Uninterrupted supply of newspapers vital: Govt
NEW DELHI, 24th Mar: As the country is in a lockdown to combat the coronavirus outbreak, the government on Tuesday said that uninterrupted supply of newspapers is vital to ensure that public gets accurate information and is abreast of the latest developments. Only this can help readers make informed choices.
To highlight the importance of the "operational continuity of print and electronic media" in view of the outbreak, the Union government has taken out a circular urging all states and union territories to facilitate operational convenience of these services to "ensure timely and authentic information dissemination."
In a letter to chief secretaries of all states and union territories on March 23, the ministry of information and broadcasting noted that "proper functioning of these networks is required not only to create awareness among people and to give important messages but also to keep the nation updated of the latest status" and prevent the spread of 'false and fake' news. The circular notes "printing presses and distribution infrastructure of newspapers and magazines" as critical infrastructure for the uninterrupted operation of information networks.
Earlier, on March 19, Prime Minister Narendra Modi listed the media as part of the essential services that need to function during the lockdown.
Globally too, newspaper supplies have not stopped in any part of the the world. Dr Subhash Salunke, technical advisor to the Maharashtra government on infectious diseases, said, "Even the most affected countries have not closed circulation of newspapers. It it completely safe to touch, read and handle newspapers."

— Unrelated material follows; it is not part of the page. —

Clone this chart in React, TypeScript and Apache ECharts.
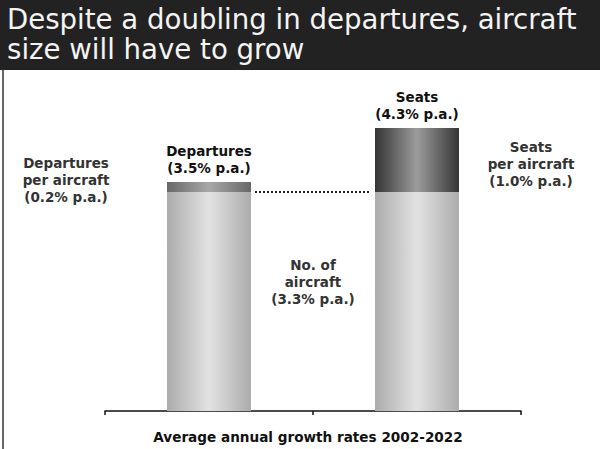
import React, { useEffect, useRef } from "react";
import * as echarts from "echarts";

const categories = ["Departures", "Seats"];
const aircraftValues = [219, 219];
const perAircraftValues = [10, 64];
const topLabels = ["Departures\n(3.5% p.a.)", "Seats\n(4.3% p.a.)"];
const title = "Despite a doubling in departures, aircraft\nsize will have to grow";
const leftNote = "Departures\nper aircraft\n(0.2% p.a.)";
const rightNote = "Seats\nper aircraft\n(1.0% p.a.)";
const middleNote = "No. of\naircraft\n(3.3% p.a.)";
const axisTitle = "Average annual growth rates 2002-2022";

const grad = (edge: string, mid: string) =>
  new echarts.graphic.LinearGradient(0, 0, 1, 0, [
    { offset: 0, color: edge },
    { offset: 0.5, color: mid },
    { offset: 1, color: edge },
  ]);

export default function App() {
  const ref = useRef<HTMLDivElement>(null);
  useEffect(() => {
    if (!ref.current) return;
    const chart = echarts.init(ref.current, null, { renderer: "svg" });
    const noteStyle = {
      fontFamily: "DejaVu Sans",
      fontSize: 13.5,
      fontWeight: "bold",
      lineHeight: 17,
      fill: "#333",
      align: "center",
      verticalAlign: "middle",
    };
    const option: any = {
      animation: false,
      backgroundColor: "#fff",
      grid: { left: 105, right: 79, top: 111, bottom: 38 },
      xAxis: {
        type: "category",
        data: categories,
        axisLine: { lineStyle: { color: "#111", width: 1.5 } },
        axisTick: { show: true, length: 4, lineStyle: { color: "#111", width: 1.5 } },
        axisLabel: { show: false },
        name: axisTitle,
        nameLocation: "middle",
        nameGap: 19,
        nameTextStyle: {
          fontFamily: "DejaVu Sans",
          fontWeight: "bold",
          fontSize: 13.6,
          color: "#111",
          padding: [0, 10, 0, 0],
        },
      },
      yAxis: {
        type: "value",
        min: 0,
        max: 300,
        show: false,
        splitLine: { show: false },
      },
      series: [
        {
          type: "bar",
          stack: "s",
          barWidth: 84,
          data: aircraftValues,
          itemStyle: { color: grad("#acacac", "#e2e2e2") },
        },
        {
          type: "bar",
          stack: "s",
          barWidth: 84,
          data: perAircraftValues.map((v, i) => ({
            value: v,
            itemStyle: { color: i === 0 ? grad("#686868", "#a8a8a8") : grad("#353535", "#9c9c9c") },
            label: {
              show: true,
              position: "top",
              distance: 6,
              formatter: topLabels[i],
              fontFamily: "DejaVu Sans",
              fontWeight: "bold",
              fontSize: 13.5,
              lineHeight: 17,
              color: "#111",
            },
          })),
        },
      ],
      graphic: [
        { type: "rect", left: 0, top: 0, shape: { width: 600, height: 70 }, style: { fill: "#222" }, z: 10 },
        {
          type: "text",
          left: 7,
          top: 4,
          z: 11,
          style: { text: title, fontFamily: "DejaVu Sans", fontSize: 27.6, lineHeight: 30, fill: "#f4f4f4" },
        },
        { type: "line", shape: { x1: 3, y1: 70, x2: 3, y2: 449 }, style: { stroke: "#333", lineWidth: 1.5 } },
        { type: "text", x: 66, y: 180, style: { ...noteStyle, text: leftNote } },
        { type: "text", x: 531, y: 164, style: { ...noteStyle, text: rightNote } },
        { type: "text", x: 313, y: 282, style: { ...noteStyle, text: middleNote } },
      ],
    };
    chart.setOption(option);
    const y = chart.convertToPixel({ yAxisIndex: 0 }, aircraftValues[0]) as number;
    const x0 = chart.convertToPixel({ xAxisIndex: 0 }, 0) as number;
    const x1 = chart.convertToPixel({ xAxisIndex: 0 }, 1) as number;
    chart.setOption({
      graphic: [
        ...option.graphic,
        {
          type: "line",
          shape: { x1: x0 + 46, y1: y, x2: x1 - 46, y2: y },
          style: { stroke: "#222", lineWidth: 2, lineDash: [2, 2] },
        },
      ],
    });
    return () => chart.dispose();
  }, []);
  return <div ref={ref} style={{ position: "fixed", left: 0, top: 0, width: 600, height: 449 }} />;
}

Leading newspapers like The Times of India are printed with highly automated processes and without human contact. From robotic handling of newsprint and other raw materials to printing, folding, packaging and dispatch — this is all carried out seamlessly till the printed newspaper is loaded into distribution trucks. At distribution centres, TOI and other news organisations have provided gloves, sanitisers and masks to ensure last-mile delivery is also safeguarded.
Heads of building societies and resident welfare associations, hawkers and readers should therefore know that fears that newspapers could be an avenue of infection are unfounded. It is safe to deliver and read newspapers at your home.
Virologists confirm the same, saying the chances of getting infected when you pick up a newspaper are virtually nil. According to the US Centres for Disease Control and Prevention, the coronavirus has poor survivability on most surfaces outside a living organism's cells.
"There is no logic in saying that newspapers are unsafe," said Dr Anoop Kumar of the Baby Memorial Hospital in Kozhikode. "If you are reading a newspaper in a crowded room, then the risk of catching the infection is more not because of the newspaper but because you are not maintaining social distancing." Dr Randeep Guleria, director AIIMS, said, "Viruses don't survive for so long on paper to cause infection." Dr Rahul Jain, internal medicine consultant at the Belle Vue Clinic, echoes the view. "Newspapers are unlikely to spread Covid-19 since they are permeable and don't let the virus persist for a long time even though they are touched and handled by several people. Since the paper is bundled and hurled or folded, the virus is sure to get displaced even if it manages to land on the paper. It will get sucked into newsprint before transmission and die."
Dr Anoop Mishra, chairman of Fortis C-Doc, also urged people not to believe in rumours. "The possibility of spread of infection from newspapers is virtually nil," he said.